Ken A Dill is a Distinguished Professor of Biophysics and Associate Dean of Research, School of Pharmacy, at the University of California, San Francisco. Dill received S.B. and S.M. degrees from MIT in Mechanical Engineering, a PhD in Biology with BH Zimm at the University of California, San Diego, and did postdoctoral research with PJ Flory in Chemistry at Stanford University. He received the first Hans Neurath Award in 1998, from the Protein Society, for his research on the structures of proteins. He co-founded a coalition of basic research societies that has advocated for bridging the physical and life sciences, was president of the Biophysical Society, and was elected to the National Academy of Sciences in 2008. With Sarina Bromberg, he co-authored Molecular Driving Forces, a textbook in physical chemistry and statistical mechanics.
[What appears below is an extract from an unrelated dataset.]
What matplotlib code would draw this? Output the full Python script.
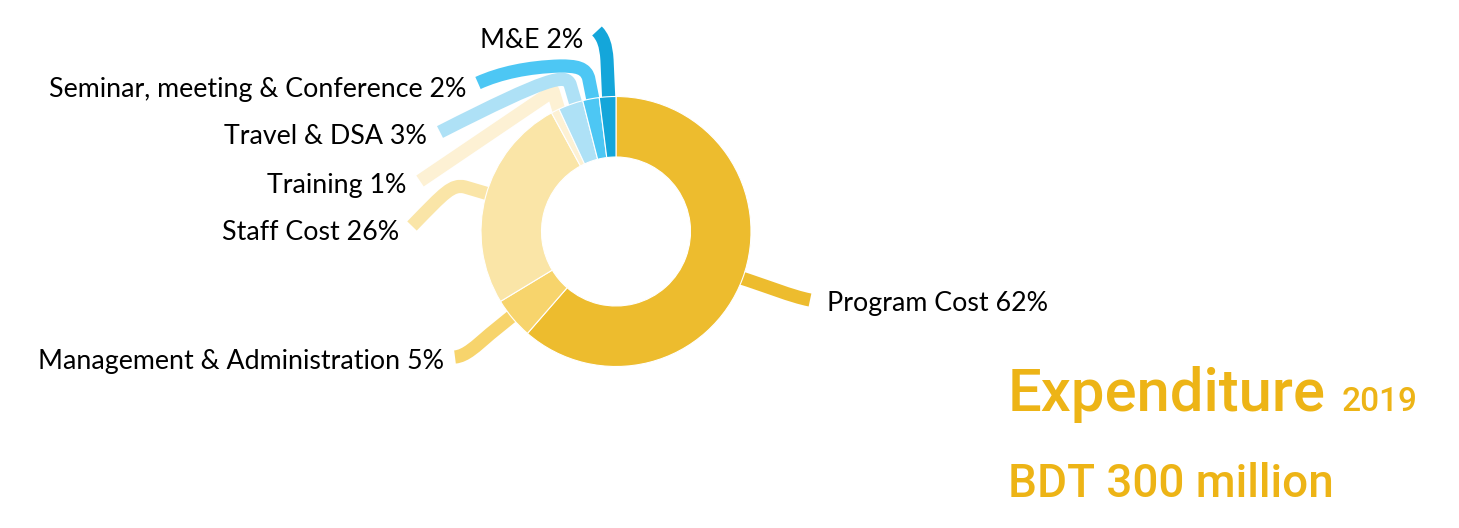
import matplotlib.pyplot as plt
from matplotlib.path import Path
from matplotlib.patches import PathPatch

categories = ["Program Cost", "Management & Administration", "Staff Cost", "Training",
              "Travel & DSA", "Seminar, meeting & Conference", "M&E"]
shares = [62, 5, 26, 1, 3, 2, 2]
colors = ["#EDBC2E", "#F7D46C", "#FAE5A7", "#FDF1D4", "#AEE1F6", "#4DC7F4", "#14A6DA"]

W, H = 1459, 528
fig = plt.figure(figsize=(W / 100, H / 100), dpi=100)
ax = fig.add_axes([0, 0, 1, 1])


def Y(y):
    # image-style y (top down) to axes y
    return H - y


cx, cy, r_out, r_in = 616, 231.5, 135, 74.5
ax.pie(shares, colors=colors, startangle=90, counterclock=False,
       center=(cx, Y(cy)), radius=r_out, frame=True,
       wedgeprops=dict(width=r_out - r_in, edgecolor="white", linewidth=0.8))
ax.set_xlim(0, W)
ax.set_ylim(0, H)
ax.axis("off")
ax.set_aspect("equal")

# leader strokes, in image pixel coords
M, L, C = Path.MOVETO, Path.LINETO, Path.CURVE4
leaders = [
    ([(735, 276), (770, 287), (790, 296), (810, 300)], [M, C, C, C], 0),
    ([(522, 308), (490, 334), (476, 346), (466, 356), (455, 357)], [M, L, C, C, C], 1),
    ([(492, 195), (465, 187), (452, 184), (445, 192), (412, 226)], [M, L, C, C, L], 2),
    ([(560, 114), (553, 91), (420, 181)], [M, L, L], 3),
    ([(577, 108), (570, 84), (565, 74), (550, 76), (440, 132)], [M, L, C, C, L], 4),
    ([(594, 105), (589, 80), (587, 67), (575, 66), (560, 66), (528, 67), (500, 73), (478, 83)],
     [M, L, C, C, L, C, C, C], 5),
    ([(609, 105), (607, 60), (606, 45), (603, 37), (597, 31)], [M, L, C, C, C], 6),
]
for pts, codes, i in leaders:
    path = Path([(x, Y(y)) for x, y in pts], codes)
    ax.add_patch(PathPatch(path, fill=False, edgecolor=colors[i], lw=9.5,
                           capstyle="butt", joinstyle="round", zorder=0))

label_pos = [(827, 304, "left"), (444, 362, "right"), (399, 233, "right"),
             (406, 185, "right"), (427, 136, "right"), (466, 89, "right"), (583, 41, "right")]
for name, v, (x, y, ha) in zip(categories, shares, label_pos):
    ax.text(x, Y(y), f"{name} {v}%", ha=ha, va="center", fontsize=19.3,
            family=["Lato", "DejaVu Sans"], color="black")

title_font = ["Roboto", "DejaVu Sans"]
gold = "#EDB416"
ax.text(1008, Y(411), "Expenditure", ha="left", va="baseline", fontsize=43,
        family=title_font, weight="medium", color=gold)
ax.text(1342, Y(411), "2019", ha="left", va="baseline", fontsize=24,
        family=title_font, weight="medium", color=gold)
ax.text(1008, Y(497), "BDT 300 million", ha="left", va="baseline", fontsize=33,
        family=title_font, weight="medium", color=gold)

fig.savefig("out.png", dpi=100)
Dill studies the physical principles of protein folding, the physics of water, and nonequilibrium statistical thermodynamics in small systems. He is known for his work elucidating: (1) that protein folding occurs on funnel-shaped energy landscapes, (2) the role of hydrophobic interactions in determining the structures of proteins, and (3) for developing, with Dr. Ron Zuckermann, a new class of protein-like polymer materials, called peptoids, that can fold and function much like biological molecules.